- Exercise details
Answer with one number only: the number of lines that contain "this".

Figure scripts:
========

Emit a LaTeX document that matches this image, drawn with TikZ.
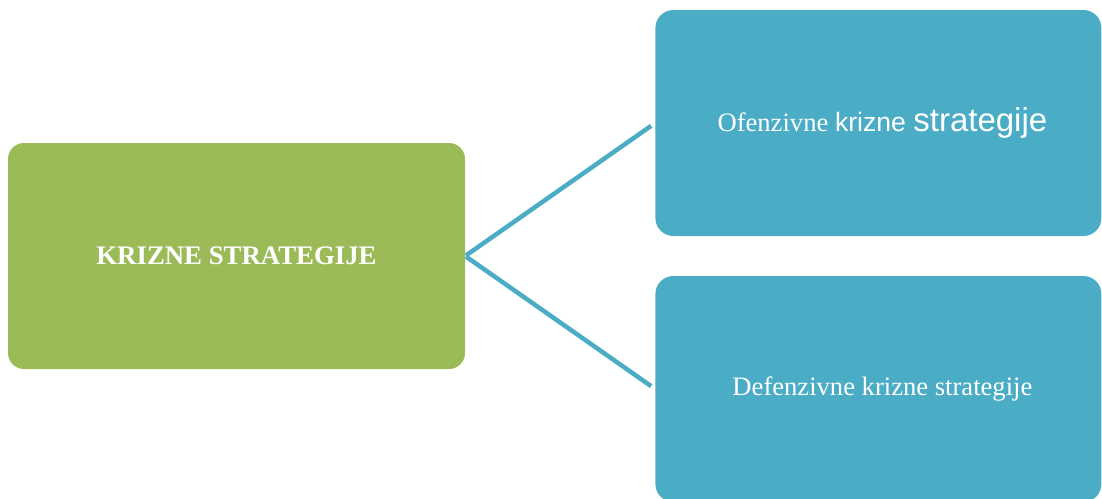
\documentclass[tikz,border=0pt]{standalone}
\usepackage{fontspec}
\setmainfont{Liberation Serif}
\newfontfamily\arial{Liberation Sans}
\usepackage{xcolor}
\usepackage{tikz}
\usetikzlibrary{positioning}
\definecolor{zelena}{HTML}{9BBB59}
\definecolor{plava}{HTML}{4BACC6}
\tikzset{
glavna/.style={rectangle, rounded corners=16pt, fill=zelena, text=white,
  minimum width=457pt, minimum height=226pt, inner sep=0pt,
  font=\fontsize{26.8}{30}\selectfont\bfseries},
vrsta/.style={rectangle, rounded corners=18pt, fill=plava, text=white,
  minimum width=446pt, minimum height=226pt, inner sep=0pt,
  font=\fontsize{26.6}{30}\selectfont},
veza/.style={draw=plava, line width=4.5pt, shorten >=5pt, shorten <=1pt}
}
\newcommand{\veliko}{\fontsize{33}{36}\selectfont}

\begin{document}
\begin{tikzpicture}
\clip (0,0) rectangle (1102pt,-498pt);
\node[glavna] (ks) at (236.5pt,-256pt) {KRIZNE STRATEGIJE};
\node[vrsta,right=190pt of ks,yshift=133pt] (of) {\hspace{8pt}Ofenzivne {\arial krizne {\veliko strategije}}};
\node[vrsta,right=190pt of ks,yshift=-133pt] (def) {\hspace{8pt}Defenzivne krizne strategije};
\draw[veza] (ks.east) -- (of.west);
\draw[veza] (ks.east) -- (def.west);
\end{tikzpicture}
\end{document}
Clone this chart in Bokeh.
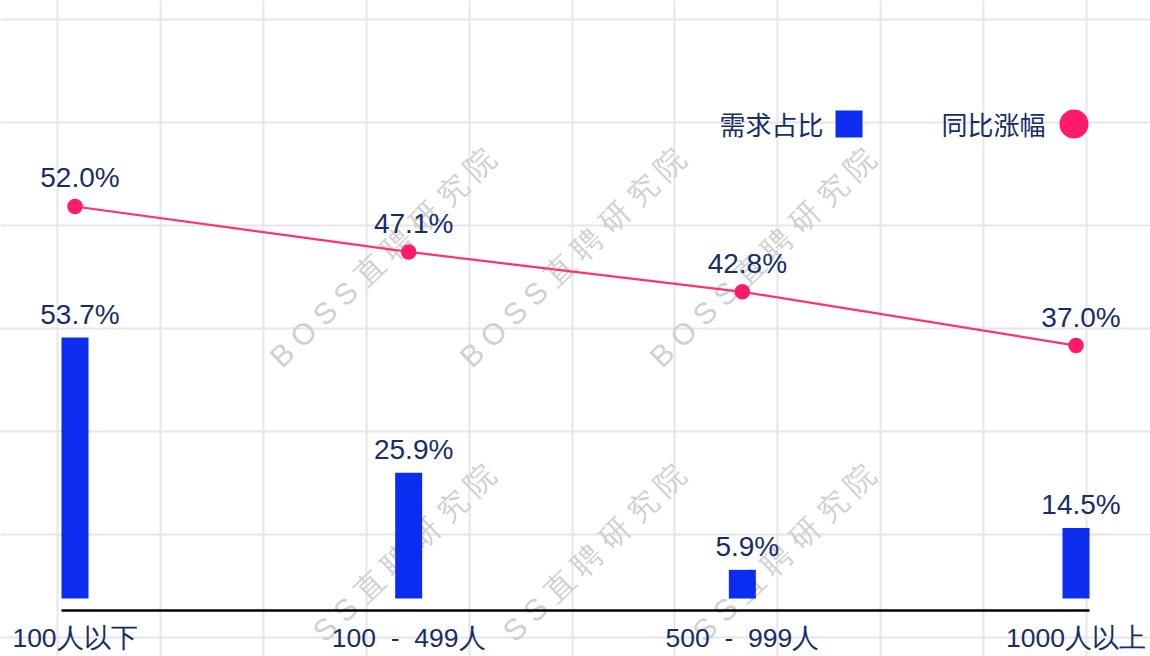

========

- Exercise output
2